* **SET PROBLEM**
Isolate every line in the data with the string "this" and copy it.

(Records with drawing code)
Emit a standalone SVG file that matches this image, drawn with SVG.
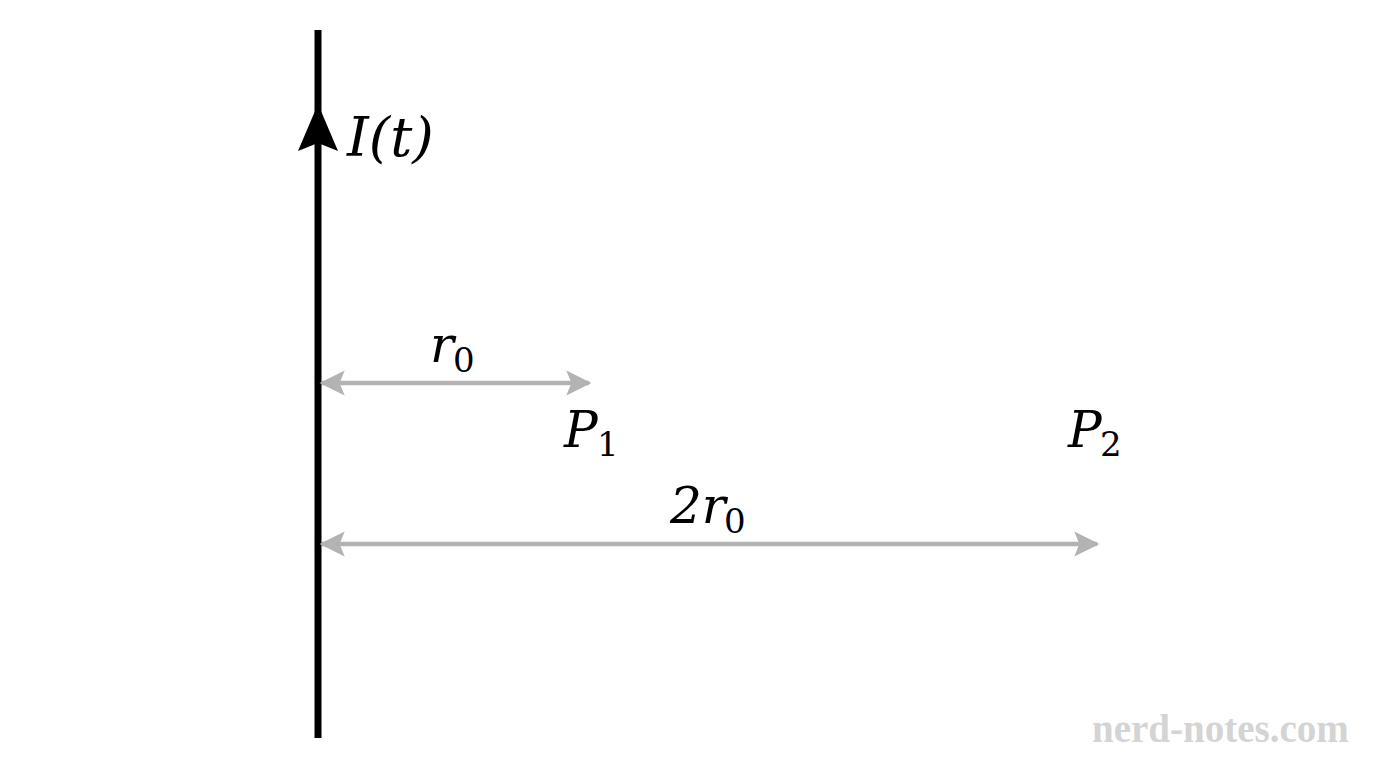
<svg xmlns="http://www.w3.org/2000/svg" width="1376" height="768" viewBox="0 0 1376 768">
<style>
.m{font-family:"DejaVu Serif","Liberation Serif",serif;font-style:italic;fill:#000;font-size:50px}
.s{font-family:"DejaVu Serif","Liberation Serif",serif;font-style:normal;fill:#000;font-size:34px}
.g{stroke:#b3b3b3;stroke-width:4.5;fill:none}
.wm{font-family:"Liberation Serif","DejaVu Serif",serif;font-size:39px;fill:#d4d4d4;font-weight:bold}
</style>
<defs>
<marker id="ga" viewBox="0 0 10 10" refX="9" refY="5" markerWidth="7" markerHeight="5.6" markerUnits="strokeWidth" orient="auto-start-reverse">
<path d="M0,0 L10,5 L0,10 L2,5 Z" fill="#b3b3b3"/>
</marker>
</defs>
<rect width="1376" height="768" fill="#fff"/>
<g id="wire">
<line x1="318" y1="30" x2="318" y2="738" stroke="#000" stroke-width="7"/>
<path d="M318,104 L338,151 L318,143 L298,151 Z" fill="#000"/>
<text class="m" x="347" y="156" style="font-size:55px">I(t)</text>
</g>
<g id="connectors">
<line class="g" x1="322" y1="383" x2="589" y2="383" marker-start="url(#ga)" marker-end="url(#ga)"/>
<line class="g" x1="322" y1="544" x2="1097" y2="544" marker-start="url(#ga)" marker-end="url(#ga)"/>
</g>
<g id="label-r0">
<text class="m" x="430" y="362">r</text><text class="s" x="453" y="372">0</text>
</g>
<g id="P1">
<text class="m" x="564" y="447">P</text><text class="s" x="597" y="456">1</text>
</g>
<g id="P2">
<text class="m" x="1068" y="447">P</text><text class="s" x="1100" y="456">2</text>
</g>
<g id="label-2r0">
<text class="m" x="670" y="523">2r</text><text class="s" x="724" y="533">0</text>
</g>
<text class="wm" x="1092" y="742">nerd-notes.com</text>
</svg>
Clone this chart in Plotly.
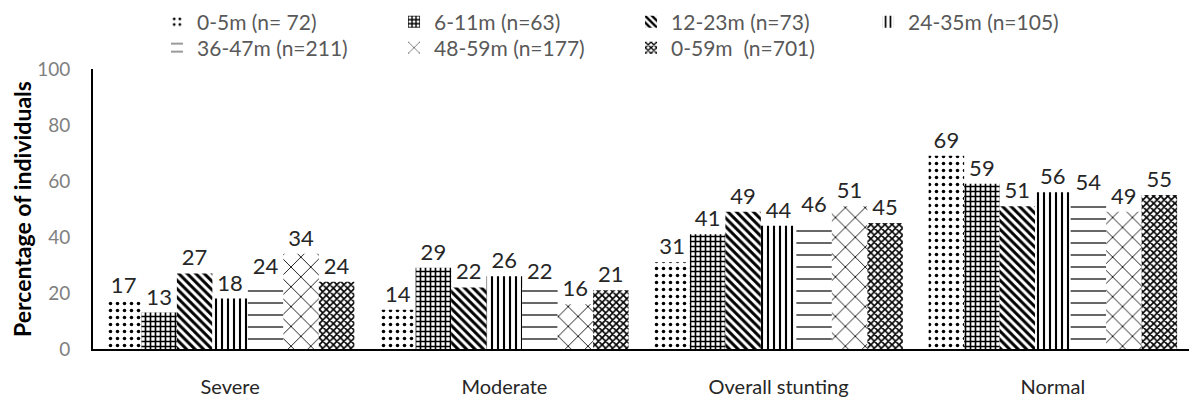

* **ANSWER**
Emit a standalone SVG file that matches this image, drawn with SVG.
Clone this chart in Plotly.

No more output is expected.